# Trailing Spokes - heads In or Out ?



## tom_h (May 6, 2008)

LBS is assembling a PowerTap Elite-Plus hub (Campy) and alloy rim for me. We went with 28 Sapim Cxray spokes and 2X lacing ... I weigh 165 lbs so 28 was an intentional, slight over-design.

I did not state a preference for trailing spoke, heads In or Out on the wheel -- any strong reason to favor one or the other ?

One argument for head out (elbow inside) is:

http://www.sheldonbrown.com/wheelbuild.html#side
" ... _Under drive torque, especially in low gear, the trailing spokes straighten out and the leading spokes bend even more. If the wheel is laced with the trailing spokes on the outside of the flange, the crossing gets pulled outward toward the derailer cage, and in some cases will actually hit against the derailer only under load._ ..."

ie, he's saying trailing spokes should be heads out & elbow inside.

But a paragraph later Sheldon writes:
" .._.__This is not an important issue! There is a sizable minority of good wheelbuilders who prefer to go the other way around, and good wheels can be built either way..._ "

Other RBR threads have indicated Campy builds will have tighter clearance to Rear Der, so the outward flexing on trailing spoke could be a concern, favoring heads out.

However, on Powertap hubs the drive torque is actually transmitted to the left side (opposite cogs), so maybe it's _not_ an issue!

To further confound, Powertap hubs have relatively narrow flange spacing, so trailing spoke head in & elbow out would effectively widen the flange spacing, and reduce lateral wheel flexing.

No doubt the overall workmanship trumps small details like this, but what do you wheelbuilders out there think ?


----------



## Mike T. (Feb 3, 2004)

This is a can of worms that gets debated about once monthly. I go with the Sheldon approach too, for his reason and for one other - the trailing, or pulling spokes, which see the most tension and strain (from acceleration) are on the inside of the flange so if the chain ever derails over the top of the cassette then the leading spokes (forward radiating; lesser strain) take the trauma.

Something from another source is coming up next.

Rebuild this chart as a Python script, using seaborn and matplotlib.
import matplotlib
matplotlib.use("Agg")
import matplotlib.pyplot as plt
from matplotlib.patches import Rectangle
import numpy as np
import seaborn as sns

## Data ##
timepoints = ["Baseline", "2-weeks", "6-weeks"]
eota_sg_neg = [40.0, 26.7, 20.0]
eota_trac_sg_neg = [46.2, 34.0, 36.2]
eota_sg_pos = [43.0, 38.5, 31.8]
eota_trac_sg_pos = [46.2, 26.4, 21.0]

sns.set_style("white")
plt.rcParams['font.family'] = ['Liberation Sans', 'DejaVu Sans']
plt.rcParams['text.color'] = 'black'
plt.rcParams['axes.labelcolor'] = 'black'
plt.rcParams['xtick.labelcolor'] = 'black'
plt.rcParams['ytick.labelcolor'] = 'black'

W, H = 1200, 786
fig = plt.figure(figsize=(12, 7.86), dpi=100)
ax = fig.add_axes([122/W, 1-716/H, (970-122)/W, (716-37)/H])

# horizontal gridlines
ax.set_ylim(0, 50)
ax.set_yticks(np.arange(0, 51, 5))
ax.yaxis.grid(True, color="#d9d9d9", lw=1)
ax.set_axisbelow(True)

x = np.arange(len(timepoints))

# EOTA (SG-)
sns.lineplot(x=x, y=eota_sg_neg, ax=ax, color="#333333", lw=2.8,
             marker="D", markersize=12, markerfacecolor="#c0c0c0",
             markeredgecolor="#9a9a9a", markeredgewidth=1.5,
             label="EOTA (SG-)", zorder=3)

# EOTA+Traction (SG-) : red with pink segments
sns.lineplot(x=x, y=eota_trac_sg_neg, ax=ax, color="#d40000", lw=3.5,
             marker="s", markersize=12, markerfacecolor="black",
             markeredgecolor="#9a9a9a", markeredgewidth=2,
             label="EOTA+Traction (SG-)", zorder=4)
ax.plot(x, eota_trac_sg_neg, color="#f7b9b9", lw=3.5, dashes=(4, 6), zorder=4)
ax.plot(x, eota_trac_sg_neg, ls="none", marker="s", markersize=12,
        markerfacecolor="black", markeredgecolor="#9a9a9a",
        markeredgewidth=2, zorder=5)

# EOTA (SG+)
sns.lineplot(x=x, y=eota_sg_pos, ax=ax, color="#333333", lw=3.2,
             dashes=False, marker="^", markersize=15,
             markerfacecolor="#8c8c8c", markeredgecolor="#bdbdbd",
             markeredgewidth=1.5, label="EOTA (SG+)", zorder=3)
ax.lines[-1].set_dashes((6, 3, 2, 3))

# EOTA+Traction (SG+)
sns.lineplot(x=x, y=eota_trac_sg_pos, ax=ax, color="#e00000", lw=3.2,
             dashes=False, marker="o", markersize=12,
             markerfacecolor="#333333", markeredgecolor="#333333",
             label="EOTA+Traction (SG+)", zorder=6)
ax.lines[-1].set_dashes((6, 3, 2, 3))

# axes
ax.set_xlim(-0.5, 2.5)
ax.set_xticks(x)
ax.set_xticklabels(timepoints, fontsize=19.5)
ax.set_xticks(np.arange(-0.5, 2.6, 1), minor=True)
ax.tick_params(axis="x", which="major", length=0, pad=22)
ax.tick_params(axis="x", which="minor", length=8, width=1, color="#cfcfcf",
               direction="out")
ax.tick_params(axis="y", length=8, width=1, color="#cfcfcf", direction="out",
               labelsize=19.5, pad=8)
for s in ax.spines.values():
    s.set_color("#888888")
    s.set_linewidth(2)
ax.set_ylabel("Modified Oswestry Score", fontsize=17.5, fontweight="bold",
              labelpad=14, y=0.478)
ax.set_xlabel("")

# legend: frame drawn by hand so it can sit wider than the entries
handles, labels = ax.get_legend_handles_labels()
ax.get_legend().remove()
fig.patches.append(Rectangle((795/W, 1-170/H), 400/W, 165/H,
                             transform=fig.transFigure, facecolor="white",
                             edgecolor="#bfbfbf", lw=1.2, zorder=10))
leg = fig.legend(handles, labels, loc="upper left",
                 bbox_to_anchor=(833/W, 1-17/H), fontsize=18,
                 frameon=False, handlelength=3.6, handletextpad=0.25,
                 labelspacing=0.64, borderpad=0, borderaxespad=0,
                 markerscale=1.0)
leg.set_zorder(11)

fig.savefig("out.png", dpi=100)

It's true that it's not terribly important as wheels are built both ways and many of us have built wheels both ways. The wheels I got from Zen Cyclery recently were laced with the pullers' heads *in*. And Roland had his reasons, even if he is *wrong*.


----------



## sanrensho (Jan 2, 2003)

I just went through a ton of online research on this issue, after rebuilding an AC wheel that was laced with pull spokes heads in. (I kept the lacing.)

Summary: There are theoretical arguments for lacing pull spokes heads out, but many wheels have been built with pull spokes heads in, and in practice, it doesn't make a meaningful difference.

I would go default pull spokes heads out, but only for theoretical reasons and knowing that it may not make a practical difference.


----------



## Mike T. (Feb 3, 2004)

sanrensho said:


> There are theoretical arguments for lacing pull spokes heads out, but many wheels have been built with pull spokes heads in, and in practice, it doesn't make a meaningful difference.
> I would go default pull spokes heads out, but only for theoretical reasons and knowing that it may not make a practical difference.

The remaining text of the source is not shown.